[start]
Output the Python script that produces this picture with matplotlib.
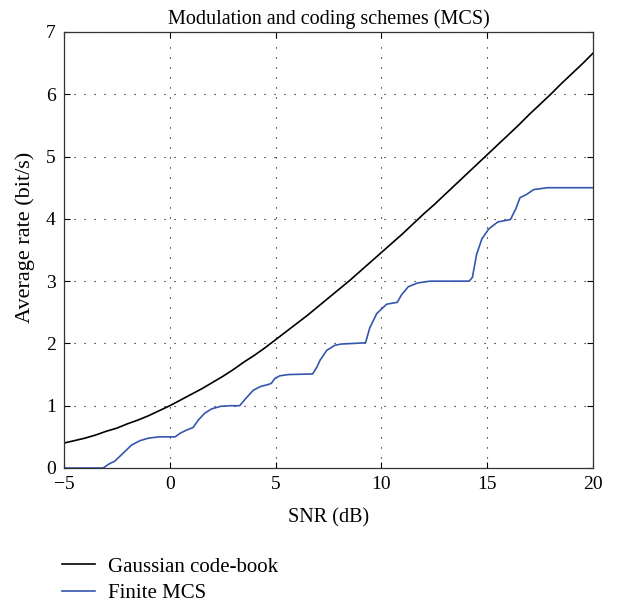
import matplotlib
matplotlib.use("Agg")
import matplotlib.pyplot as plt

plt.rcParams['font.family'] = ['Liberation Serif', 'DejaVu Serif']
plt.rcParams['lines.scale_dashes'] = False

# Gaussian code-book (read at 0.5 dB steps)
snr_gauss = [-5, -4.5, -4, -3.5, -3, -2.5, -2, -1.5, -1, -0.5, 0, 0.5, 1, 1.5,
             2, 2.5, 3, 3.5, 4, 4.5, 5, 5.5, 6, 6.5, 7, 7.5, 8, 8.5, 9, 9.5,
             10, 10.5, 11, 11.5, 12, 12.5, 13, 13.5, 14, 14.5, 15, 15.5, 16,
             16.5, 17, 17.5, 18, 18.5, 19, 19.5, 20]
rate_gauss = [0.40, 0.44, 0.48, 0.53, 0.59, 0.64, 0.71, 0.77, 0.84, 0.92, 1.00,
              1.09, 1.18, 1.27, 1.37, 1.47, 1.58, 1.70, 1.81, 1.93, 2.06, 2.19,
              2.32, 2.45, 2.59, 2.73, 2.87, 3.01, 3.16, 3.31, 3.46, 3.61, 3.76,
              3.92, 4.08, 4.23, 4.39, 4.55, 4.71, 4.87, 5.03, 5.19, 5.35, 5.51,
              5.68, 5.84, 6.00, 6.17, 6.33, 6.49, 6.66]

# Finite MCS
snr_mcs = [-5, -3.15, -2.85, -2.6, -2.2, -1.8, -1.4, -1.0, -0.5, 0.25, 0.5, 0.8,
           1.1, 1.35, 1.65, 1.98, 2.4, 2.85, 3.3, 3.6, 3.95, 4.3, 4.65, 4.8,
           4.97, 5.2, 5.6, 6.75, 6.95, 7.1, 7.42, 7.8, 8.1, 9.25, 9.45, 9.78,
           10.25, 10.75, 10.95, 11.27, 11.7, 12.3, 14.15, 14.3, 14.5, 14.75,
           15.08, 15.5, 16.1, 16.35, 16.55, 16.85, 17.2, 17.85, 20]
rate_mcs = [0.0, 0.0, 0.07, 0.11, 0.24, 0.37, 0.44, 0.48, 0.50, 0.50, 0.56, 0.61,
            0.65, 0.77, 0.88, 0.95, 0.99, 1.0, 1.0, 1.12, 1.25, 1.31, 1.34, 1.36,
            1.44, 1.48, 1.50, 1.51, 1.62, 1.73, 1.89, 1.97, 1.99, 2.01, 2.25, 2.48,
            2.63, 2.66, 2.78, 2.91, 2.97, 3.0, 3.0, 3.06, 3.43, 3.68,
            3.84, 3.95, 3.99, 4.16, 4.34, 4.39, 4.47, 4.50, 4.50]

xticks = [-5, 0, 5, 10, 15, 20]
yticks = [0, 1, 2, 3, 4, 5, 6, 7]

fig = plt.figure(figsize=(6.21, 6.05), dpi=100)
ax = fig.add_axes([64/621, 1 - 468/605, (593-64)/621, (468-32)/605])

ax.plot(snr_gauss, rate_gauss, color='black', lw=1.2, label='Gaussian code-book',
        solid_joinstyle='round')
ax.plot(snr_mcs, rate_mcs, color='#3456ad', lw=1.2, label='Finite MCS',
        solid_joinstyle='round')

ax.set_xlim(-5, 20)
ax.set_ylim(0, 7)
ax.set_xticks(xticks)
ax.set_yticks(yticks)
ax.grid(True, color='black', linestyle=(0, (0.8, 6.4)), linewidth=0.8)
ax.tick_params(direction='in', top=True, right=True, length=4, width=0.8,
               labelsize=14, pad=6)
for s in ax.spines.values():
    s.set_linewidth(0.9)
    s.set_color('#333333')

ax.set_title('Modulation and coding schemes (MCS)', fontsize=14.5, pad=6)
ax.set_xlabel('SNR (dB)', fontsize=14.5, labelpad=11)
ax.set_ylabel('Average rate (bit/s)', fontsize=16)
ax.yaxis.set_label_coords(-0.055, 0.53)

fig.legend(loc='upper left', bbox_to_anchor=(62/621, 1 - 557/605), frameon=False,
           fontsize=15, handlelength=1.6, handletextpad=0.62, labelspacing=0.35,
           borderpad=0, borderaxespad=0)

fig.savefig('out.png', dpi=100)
[end]
Objective: Restate only the lines running from the start of the material above through the line containing "plt.rcParams['lines.scale_dashes'] = False", ends included. No pictures.

Answer to the exercise:
Output the Python script that produces this picture with matplotlib.
import matplotlib
matplotlib.use("Agg")
import matplotlib.pyplot as plt

plt.rcParams['font.family'] = ['Liberation Serif', 'DejaVu Serif']
plt.rcParams['lines.scale_dashes'] = False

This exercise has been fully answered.